Copy each line that contains the string "this".
|---|
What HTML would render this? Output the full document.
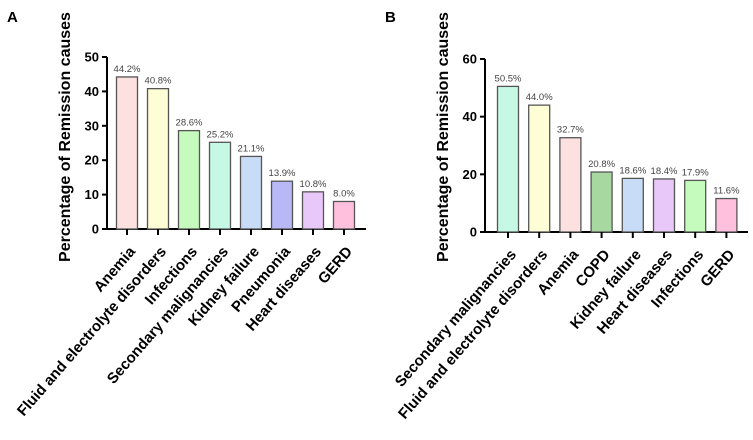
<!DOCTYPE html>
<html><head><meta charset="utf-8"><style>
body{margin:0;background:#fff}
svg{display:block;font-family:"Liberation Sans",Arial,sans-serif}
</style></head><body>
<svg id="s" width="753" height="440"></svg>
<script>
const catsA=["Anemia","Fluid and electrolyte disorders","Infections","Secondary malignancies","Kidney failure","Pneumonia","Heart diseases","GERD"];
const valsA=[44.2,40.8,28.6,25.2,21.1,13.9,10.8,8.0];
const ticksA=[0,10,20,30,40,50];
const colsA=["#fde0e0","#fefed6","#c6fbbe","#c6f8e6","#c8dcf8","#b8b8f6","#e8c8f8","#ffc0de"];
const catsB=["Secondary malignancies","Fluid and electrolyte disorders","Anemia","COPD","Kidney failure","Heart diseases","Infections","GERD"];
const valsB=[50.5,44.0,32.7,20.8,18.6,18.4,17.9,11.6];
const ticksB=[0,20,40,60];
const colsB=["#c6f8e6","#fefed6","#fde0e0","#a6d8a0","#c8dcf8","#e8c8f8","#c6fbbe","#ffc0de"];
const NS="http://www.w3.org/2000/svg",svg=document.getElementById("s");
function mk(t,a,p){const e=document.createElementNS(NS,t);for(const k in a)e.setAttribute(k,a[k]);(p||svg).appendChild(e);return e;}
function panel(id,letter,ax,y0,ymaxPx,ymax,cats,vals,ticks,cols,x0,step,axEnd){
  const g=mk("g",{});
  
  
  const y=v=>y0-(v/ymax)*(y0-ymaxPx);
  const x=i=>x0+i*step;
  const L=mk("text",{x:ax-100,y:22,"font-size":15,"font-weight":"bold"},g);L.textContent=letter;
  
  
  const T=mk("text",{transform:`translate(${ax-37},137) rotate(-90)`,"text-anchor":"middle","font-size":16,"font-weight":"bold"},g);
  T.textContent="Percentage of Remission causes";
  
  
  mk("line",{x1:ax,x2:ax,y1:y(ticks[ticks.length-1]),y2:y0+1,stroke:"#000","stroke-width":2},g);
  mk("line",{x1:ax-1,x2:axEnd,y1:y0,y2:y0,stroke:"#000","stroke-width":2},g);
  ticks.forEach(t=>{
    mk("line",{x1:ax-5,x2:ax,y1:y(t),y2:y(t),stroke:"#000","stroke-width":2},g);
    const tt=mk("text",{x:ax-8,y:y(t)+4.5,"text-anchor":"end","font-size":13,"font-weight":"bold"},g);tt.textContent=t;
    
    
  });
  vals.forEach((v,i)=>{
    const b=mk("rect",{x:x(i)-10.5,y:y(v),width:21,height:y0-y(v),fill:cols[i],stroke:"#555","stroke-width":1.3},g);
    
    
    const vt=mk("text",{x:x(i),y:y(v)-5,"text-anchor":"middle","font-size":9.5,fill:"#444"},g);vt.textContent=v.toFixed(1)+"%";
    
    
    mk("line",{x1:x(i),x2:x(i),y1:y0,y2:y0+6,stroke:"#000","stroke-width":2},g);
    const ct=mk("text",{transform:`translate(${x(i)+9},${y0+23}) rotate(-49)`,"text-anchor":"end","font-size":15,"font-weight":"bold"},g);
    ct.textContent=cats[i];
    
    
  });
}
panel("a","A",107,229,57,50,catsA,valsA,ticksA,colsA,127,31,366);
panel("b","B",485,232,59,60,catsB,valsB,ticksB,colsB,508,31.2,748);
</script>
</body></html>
|---|
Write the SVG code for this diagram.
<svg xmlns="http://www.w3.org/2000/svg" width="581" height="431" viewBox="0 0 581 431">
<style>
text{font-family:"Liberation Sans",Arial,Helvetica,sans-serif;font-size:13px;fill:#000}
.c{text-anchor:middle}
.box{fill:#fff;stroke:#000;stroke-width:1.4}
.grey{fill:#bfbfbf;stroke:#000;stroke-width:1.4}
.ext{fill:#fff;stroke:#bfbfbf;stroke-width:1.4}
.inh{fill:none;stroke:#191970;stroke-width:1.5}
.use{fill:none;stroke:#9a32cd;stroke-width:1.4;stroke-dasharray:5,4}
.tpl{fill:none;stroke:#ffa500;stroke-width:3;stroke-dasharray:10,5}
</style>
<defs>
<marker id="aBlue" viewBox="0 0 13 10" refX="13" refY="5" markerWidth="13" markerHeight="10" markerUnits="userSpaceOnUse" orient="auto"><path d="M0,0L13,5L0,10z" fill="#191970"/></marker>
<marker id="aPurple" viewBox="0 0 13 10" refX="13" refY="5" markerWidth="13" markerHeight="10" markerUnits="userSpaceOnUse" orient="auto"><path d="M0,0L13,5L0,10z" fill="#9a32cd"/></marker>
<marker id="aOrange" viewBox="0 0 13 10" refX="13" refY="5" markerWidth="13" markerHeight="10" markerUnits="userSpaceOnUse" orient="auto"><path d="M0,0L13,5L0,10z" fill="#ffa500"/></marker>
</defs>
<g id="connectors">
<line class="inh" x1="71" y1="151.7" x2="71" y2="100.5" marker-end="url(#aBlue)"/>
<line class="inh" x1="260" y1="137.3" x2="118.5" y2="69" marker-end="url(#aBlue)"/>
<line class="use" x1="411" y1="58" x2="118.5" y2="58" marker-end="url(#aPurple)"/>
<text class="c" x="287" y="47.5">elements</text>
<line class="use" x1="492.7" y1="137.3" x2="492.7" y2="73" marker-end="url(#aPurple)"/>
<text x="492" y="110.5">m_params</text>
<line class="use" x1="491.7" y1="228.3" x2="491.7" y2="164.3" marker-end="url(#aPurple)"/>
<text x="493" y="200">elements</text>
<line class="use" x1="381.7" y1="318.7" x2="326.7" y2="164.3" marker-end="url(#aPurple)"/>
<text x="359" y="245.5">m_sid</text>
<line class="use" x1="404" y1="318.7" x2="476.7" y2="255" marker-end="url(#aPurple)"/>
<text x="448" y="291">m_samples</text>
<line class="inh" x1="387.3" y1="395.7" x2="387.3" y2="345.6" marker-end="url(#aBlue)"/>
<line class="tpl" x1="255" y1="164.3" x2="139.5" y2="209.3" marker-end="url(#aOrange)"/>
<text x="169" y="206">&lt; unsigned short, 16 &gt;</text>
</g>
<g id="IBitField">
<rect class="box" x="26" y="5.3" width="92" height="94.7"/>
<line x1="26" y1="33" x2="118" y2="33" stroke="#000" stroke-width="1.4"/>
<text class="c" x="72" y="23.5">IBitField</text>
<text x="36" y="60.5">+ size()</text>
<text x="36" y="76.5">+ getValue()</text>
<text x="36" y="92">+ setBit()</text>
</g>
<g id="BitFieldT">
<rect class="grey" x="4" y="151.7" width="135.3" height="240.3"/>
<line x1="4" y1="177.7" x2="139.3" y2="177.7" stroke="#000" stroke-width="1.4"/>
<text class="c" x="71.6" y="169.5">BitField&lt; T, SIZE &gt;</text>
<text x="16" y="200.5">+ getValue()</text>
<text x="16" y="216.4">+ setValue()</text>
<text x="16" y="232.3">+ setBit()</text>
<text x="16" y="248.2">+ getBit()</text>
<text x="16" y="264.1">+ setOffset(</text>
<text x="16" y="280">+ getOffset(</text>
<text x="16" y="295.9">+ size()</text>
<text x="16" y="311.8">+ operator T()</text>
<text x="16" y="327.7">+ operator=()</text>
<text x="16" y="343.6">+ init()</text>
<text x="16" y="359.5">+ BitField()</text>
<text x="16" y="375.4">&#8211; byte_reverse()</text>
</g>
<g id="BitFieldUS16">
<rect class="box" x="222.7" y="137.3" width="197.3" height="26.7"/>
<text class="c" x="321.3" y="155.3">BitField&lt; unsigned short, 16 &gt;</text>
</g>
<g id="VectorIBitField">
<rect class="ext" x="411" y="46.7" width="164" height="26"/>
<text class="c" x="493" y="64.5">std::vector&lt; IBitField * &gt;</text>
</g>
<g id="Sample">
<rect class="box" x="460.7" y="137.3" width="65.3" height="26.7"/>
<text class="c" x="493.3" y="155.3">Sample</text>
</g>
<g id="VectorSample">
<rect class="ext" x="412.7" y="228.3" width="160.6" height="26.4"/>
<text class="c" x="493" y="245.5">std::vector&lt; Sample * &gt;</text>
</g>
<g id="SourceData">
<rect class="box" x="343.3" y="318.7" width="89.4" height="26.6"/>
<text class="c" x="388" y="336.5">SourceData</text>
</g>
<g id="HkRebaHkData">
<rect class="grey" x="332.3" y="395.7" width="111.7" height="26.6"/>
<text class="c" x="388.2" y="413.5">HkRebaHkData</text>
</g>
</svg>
|---|
_Full answer_
What HTML would render this? Output the full document.
Write the SVG code for this diagram.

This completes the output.